• **WORK TO COMPLETE**
Only the lines from the start of the entries through the line with "import plotly.graph_objects as go" are wanted; please output them exactly.

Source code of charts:
-- START --
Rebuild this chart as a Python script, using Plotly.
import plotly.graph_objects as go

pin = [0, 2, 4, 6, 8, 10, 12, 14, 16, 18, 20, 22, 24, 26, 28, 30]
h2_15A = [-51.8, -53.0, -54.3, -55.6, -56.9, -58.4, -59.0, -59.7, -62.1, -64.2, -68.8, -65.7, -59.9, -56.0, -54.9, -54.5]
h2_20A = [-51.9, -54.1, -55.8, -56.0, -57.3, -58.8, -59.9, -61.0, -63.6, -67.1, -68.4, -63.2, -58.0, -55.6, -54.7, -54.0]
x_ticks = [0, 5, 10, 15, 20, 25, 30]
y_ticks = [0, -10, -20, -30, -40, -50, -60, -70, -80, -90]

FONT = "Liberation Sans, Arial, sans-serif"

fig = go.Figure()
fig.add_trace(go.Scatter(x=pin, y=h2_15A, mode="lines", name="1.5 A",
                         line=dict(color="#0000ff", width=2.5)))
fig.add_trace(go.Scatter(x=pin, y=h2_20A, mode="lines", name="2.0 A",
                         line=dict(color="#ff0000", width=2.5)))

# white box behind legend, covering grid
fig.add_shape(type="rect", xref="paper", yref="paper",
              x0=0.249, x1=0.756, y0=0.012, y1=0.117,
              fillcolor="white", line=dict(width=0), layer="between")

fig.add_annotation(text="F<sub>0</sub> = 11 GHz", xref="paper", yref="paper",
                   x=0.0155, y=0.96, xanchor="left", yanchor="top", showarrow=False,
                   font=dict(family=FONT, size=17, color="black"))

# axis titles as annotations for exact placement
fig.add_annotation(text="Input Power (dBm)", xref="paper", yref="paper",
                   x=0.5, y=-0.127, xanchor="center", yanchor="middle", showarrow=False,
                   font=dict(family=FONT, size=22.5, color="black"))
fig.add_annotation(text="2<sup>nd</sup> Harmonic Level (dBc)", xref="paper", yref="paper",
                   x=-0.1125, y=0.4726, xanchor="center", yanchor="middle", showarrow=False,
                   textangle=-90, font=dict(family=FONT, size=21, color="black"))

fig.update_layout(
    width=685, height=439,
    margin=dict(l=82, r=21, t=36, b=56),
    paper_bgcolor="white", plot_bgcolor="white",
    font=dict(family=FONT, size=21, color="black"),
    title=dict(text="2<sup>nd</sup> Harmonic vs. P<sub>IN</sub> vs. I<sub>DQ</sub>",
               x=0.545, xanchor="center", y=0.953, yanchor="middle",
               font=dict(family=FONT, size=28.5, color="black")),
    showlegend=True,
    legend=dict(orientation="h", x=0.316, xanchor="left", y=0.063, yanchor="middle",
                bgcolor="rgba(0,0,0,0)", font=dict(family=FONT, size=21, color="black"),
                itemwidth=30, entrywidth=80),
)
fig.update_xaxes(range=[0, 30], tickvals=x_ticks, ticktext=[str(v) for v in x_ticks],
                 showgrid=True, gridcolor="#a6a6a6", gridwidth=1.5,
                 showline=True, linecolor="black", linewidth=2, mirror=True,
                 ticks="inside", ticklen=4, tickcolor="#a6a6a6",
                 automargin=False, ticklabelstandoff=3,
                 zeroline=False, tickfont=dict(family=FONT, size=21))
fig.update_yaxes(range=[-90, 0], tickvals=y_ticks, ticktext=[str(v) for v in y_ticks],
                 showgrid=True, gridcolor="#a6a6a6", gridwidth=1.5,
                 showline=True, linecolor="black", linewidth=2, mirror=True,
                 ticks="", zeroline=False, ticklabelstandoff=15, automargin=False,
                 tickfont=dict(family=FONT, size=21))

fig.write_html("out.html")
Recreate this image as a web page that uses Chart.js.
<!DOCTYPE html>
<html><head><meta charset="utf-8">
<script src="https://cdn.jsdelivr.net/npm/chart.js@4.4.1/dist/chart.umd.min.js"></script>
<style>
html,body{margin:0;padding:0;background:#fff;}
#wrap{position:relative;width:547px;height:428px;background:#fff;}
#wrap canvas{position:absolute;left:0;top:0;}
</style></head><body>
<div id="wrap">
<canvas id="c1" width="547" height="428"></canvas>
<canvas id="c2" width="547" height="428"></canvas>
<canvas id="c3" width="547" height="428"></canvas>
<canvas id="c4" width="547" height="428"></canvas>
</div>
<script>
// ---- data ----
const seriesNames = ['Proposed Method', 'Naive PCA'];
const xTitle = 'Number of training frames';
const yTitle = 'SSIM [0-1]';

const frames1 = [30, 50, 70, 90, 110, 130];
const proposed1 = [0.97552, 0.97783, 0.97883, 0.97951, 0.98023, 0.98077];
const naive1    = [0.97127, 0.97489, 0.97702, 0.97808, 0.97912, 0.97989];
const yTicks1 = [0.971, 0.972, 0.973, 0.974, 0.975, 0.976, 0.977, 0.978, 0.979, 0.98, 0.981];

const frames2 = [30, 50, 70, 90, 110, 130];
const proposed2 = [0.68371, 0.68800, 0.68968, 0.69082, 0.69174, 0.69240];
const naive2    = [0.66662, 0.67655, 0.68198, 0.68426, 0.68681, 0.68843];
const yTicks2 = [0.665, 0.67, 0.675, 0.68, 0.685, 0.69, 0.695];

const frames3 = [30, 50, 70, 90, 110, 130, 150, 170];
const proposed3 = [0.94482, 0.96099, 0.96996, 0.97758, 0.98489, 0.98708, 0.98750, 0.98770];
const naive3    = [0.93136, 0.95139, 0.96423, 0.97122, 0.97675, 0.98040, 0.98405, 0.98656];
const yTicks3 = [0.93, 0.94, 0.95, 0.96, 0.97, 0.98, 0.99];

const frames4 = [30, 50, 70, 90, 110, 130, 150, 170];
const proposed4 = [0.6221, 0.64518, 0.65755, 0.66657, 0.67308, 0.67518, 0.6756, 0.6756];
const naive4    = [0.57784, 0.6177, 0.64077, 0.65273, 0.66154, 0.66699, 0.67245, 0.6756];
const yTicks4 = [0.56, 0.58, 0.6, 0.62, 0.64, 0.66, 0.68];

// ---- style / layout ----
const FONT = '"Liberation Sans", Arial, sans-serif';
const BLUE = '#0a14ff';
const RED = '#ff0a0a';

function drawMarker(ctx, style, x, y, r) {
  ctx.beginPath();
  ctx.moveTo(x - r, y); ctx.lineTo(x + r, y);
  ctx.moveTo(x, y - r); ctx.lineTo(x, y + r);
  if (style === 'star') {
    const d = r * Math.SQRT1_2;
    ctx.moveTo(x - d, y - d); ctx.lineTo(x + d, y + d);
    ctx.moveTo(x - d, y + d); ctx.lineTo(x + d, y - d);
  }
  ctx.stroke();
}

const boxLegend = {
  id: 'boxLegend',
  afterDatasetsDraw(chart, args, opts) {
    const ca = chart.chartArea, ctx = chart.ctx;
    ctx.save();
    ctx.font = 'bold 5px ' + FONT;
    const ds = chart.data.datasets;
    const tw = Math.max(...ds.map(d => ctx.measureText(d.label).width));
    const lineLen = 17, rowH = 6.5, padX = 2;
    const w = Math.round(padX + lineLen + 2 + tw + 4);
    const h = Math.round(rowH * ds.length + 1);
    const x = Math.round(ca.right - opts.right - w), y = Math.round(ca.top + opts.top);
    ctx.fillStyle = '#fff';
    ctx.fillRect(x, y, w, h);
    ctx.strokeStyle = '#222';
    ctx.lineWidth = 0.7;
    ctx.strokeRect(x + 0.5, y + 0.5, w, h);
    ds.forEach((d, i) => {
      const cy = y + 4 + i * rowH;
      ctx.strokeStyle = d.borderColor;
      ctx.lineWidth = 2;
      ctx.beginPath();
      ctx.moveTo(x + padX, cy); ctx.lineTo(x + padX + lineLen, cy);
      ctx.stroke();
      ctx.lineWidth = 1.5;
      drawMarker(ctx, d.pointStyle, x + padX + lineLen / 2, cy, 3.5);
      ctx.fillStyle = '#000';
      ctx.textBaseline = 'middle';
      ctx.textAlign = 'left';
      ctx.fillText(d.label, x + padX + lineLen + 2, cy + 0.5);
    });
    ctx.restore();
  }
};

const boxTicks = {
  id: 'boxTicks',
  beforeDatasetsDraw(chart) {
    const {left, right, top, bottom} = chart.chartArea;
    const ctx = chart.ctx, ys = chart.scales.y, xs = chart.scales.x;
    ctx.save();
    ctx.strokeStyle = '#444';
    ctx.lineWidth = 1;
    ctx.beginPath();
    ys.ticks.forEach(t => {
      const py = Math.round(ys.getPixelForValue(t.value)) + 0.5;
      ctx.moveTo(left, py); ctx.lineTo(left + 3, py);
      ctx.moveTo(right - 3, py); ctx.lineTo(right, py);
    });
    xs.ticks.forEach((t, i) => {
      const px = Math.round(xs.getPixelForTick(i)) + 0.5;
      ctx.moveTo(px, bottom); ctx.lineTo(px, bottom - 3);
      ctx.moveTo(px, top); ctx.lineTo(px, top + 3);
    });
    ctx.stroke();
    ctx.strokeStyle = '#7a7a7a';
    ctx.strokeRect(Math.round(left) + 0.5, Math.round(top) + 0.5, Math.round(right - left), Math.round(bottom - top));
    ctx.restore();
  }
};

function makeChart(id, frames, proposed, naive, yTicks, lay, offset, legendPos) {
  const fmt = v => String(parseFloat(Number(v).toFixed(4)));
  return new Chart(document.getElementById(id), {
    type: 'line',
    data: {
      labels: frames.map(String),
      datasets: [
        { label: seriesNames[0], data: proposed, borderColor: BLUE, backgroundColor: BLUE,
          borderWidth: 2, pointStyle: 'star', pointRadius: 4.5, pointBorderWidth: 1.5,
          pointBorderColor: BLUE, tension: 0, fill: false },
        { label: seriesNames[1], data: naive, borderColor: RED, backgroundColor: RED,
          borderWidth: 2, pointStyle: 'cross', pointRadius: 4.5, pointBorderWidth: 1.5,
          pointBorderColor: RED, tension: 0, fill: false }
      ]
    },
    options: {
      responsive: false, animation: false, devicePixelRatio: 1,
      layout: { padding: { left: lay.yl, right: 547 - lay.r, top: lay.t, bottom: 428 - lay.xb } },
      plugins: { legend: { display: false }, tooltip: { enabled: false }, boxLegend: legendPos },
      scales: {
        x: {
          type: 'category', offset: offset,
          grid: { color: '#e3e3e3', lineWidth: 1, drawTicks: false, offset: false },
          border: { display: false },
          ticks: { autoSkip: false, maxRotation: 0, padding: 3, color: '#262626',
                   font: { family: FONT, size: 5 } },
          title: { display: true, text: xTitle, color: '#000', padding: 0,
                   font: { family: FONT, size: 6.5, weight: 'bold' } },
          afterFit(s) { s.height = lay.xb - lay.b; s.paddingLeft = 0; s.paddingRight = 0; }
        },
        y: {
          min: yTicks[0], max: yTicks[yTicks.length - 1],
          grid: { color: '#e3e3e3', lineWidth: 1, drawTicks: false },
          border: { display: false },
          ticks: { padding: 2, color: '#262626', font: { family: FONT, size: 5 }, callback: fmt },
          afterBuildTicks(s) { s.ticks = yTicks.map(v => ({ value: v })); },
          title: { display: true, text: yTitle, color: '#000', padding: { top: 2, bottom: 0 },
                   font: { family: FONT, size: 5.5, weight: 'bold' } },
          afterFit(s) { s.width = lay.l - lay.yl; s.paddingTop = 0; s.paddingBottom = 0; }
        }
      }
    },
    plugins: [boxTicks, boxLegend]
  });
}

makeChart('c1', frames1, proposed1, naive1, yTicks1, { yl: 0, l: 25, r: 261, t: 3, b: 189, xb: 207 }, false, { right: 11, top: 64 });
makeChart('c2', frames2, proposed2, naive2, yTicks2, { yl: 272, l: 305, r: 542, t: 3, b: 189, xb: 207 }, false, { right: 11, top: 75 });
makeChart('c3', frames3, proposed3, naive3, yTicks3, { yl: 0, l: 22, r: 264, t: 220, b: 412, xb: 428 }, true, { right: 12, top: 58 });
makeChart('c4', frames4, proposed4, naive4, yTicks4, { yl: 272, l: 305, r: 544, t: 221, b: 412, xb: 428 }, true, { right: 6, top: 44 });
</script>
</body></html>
-- END --
• **REPLY**
Rebuild this chart as a Python script, using Plotly.
import plotly.graph_objects as go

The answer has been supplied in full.